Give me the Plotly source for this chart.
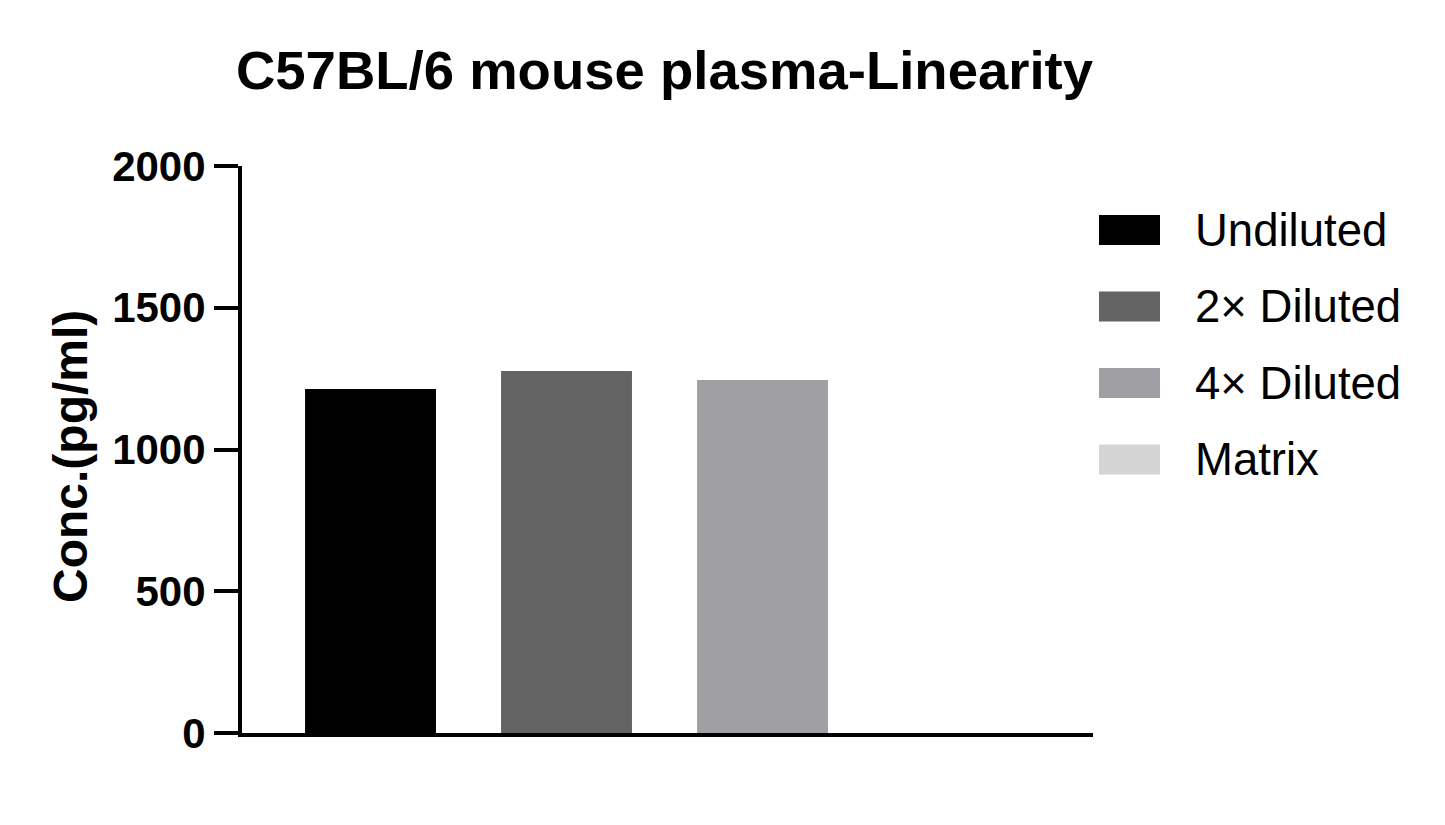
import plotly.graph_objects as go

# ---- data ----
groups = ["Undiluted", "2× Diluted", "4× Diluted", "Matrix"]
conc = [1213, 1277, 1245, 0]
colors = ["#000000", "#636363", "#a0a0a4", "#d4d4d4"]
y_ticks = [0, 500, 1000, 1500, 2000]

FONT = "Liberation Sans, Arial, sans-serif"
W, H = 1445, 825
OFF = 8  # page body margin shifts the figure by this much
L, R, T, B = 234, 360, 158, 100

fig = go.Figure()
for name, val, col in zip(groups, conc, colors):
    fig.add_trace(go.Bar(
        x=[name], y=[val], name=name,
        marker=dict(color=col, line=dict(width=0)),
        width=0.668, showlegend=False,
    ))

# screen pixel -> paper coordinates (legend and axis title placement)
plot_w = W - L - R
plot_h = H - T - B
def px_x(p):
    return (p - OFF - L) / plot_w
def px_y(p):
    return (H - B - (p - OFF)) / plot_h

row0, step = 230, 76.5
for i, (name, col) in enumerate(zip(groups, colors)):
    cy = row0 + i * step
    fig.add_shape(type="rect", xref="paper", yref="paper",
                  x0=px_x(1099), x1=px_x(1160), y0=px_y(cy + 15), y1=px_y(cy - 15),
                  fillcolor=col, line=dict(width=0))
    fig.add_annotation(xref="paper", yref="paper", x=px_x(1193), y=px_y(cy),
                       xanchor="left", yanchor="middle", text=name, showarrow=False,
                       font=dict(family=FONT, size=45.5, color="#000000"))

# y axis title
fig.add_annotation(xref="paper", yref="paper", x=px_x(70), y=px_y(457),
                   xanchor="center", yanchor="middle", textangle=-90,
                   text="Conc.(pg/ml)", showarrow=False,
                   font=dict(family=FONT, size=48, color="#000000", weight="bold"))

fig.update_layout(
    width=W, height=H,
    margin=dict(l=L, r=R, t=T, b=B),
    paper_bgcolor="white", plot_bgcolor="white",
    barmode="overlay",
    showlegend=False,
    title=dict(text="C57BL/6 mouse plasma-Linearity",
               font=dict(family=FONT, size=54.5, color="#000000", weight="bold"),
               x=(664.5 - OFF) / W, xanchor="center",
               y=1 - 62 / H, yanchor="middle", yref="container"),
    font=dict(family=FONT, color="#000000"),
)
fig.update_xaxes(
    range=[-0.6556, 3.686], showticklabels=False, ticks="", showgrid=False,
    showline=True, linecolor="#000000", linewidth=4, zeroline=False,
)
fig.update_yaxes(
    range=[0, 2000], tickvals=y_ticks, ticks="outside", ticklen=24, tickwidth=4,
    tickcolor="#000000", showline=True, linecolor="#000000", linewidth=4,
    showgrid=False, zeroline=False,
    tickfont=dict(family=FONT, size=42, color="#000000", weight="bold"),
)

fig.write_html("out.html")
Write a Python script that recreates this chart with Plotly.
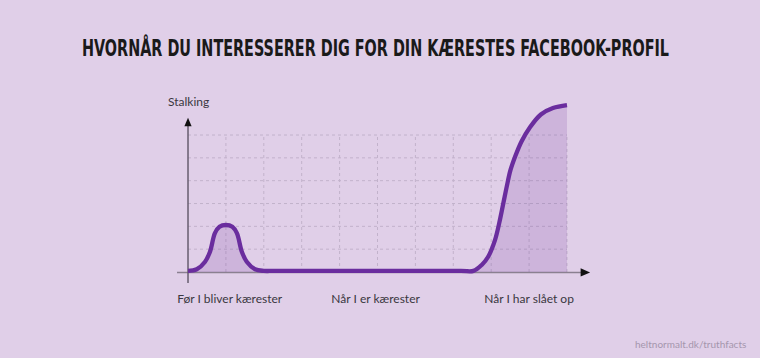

◆ Your objective
Leave the pictures out and copy the rest of the data exactly.

◆ Result of this exercise
Give me the Plotly source for this chart.
import plotly.graph_objects as go

# ---- data ----
groups = ["Undiluted", "2× Diluted", "4× Diluted", "Matrix"]
conc = [1213, 1277, 1245, 0]
colors = ["#000000", "#636363", "#a0a0a4", "#d4d4d4"]
y_ticks = [0, 500, 1000, 1500, 2000]

FONT = "Liberation Sans, Arial, sans-serif"
W, H = 1445, 825
OFF = 8  # page body margin shifts the figure by this much
L, R, T, B = 234, 360, 158, 100

fig = go.Figure()
for name, val, col in zip(groups, conc, colors):
    fig.add_trace(go.Bar(
        x=[name], y=[val], name=name,
        marker=dict(color=col, line=dict(width=0)),
        width=0.668, showlegend=False,
    ))

# screen pixel -> paper coordinates (legend and axis title placement)
plot_w = W - L - R
plot_h = H - T - B
def px_x(p):
    return (p - OFF - L) / plot_w
def px_y(p):
    return (H - B - (p - OFF)) / plot_h

row0, step = 230, 76.5
for i, (name, col) in enumerate(zip(groups, colors)):
    cy = row0 + i * step
    fig.add_shape(type="rect", xref="paper", yref="paper",
                  x0=px_x(1099), x1=px_x(1160), y0=px_y(cy + 15), y1=px_y(cy - 15),
                  fillcolor=col, line=dict(width=0))
    fig.add_annotation(xref="paper", yref="paper", x=px_x(1193), y=px_y(cy),
                       xanchor="left", yanchor="middle", text=name, showarrow=False,
                       font=dict(family=FONT, size=45.5, color="#000000"))

# y axis title
fig.add_annotation(xref="paper", yref="paper", x=px_x(70), y=px_y(457),
                   xanchor="center", yanchor="middle", textangle=-90,
                   text="Conc.(pg/ml)", showarrow=False,
                   font=dict(family=FONT, size=48, color="#000000", weight="bold"))

fig.update_layout(
    width=W, height=H,
    margin=dict(l=L, r=R, t=T, b=B),
    paper_bgcolor="white", plot_bgcolor="white",
    barmode="overlay",
    showlegend=False,
    title=dict(text="C57BL/6 mouse plasma-Linearity",
               font=dict(family=FONT, size=54.5, color="#000000", weight="bold"),
               x=(664.5 - OFF) / W, xanchor="center",
               y=1 - 62 / H, yanchor="middle", yref="container"),
    font=dict(family=FONT, color="#000000"),
)
fig.update_xaxes(
    range=[-0.6556, 3.686], showticklabels=False, ticks="", showgrid=False,
    showline=True, linecolor="#000000", linewidth=4, zeroline=False,
)
fig.update_yaxes(
    range=[0, 2000], tickvals=y_ticks, ticks="outside", ticklen=24, tickwidth=4,
    tickcolor="#000000", showline=True, linecolor="#000000", linewidth=4,
    showgrid=False, zeroline=False,
    tickfont=dict(family=FONT, size=42, color="#000000", weight="bold"),
)

fig.write_html("out.html")
Write a Python script that recreates this chart with Plotly.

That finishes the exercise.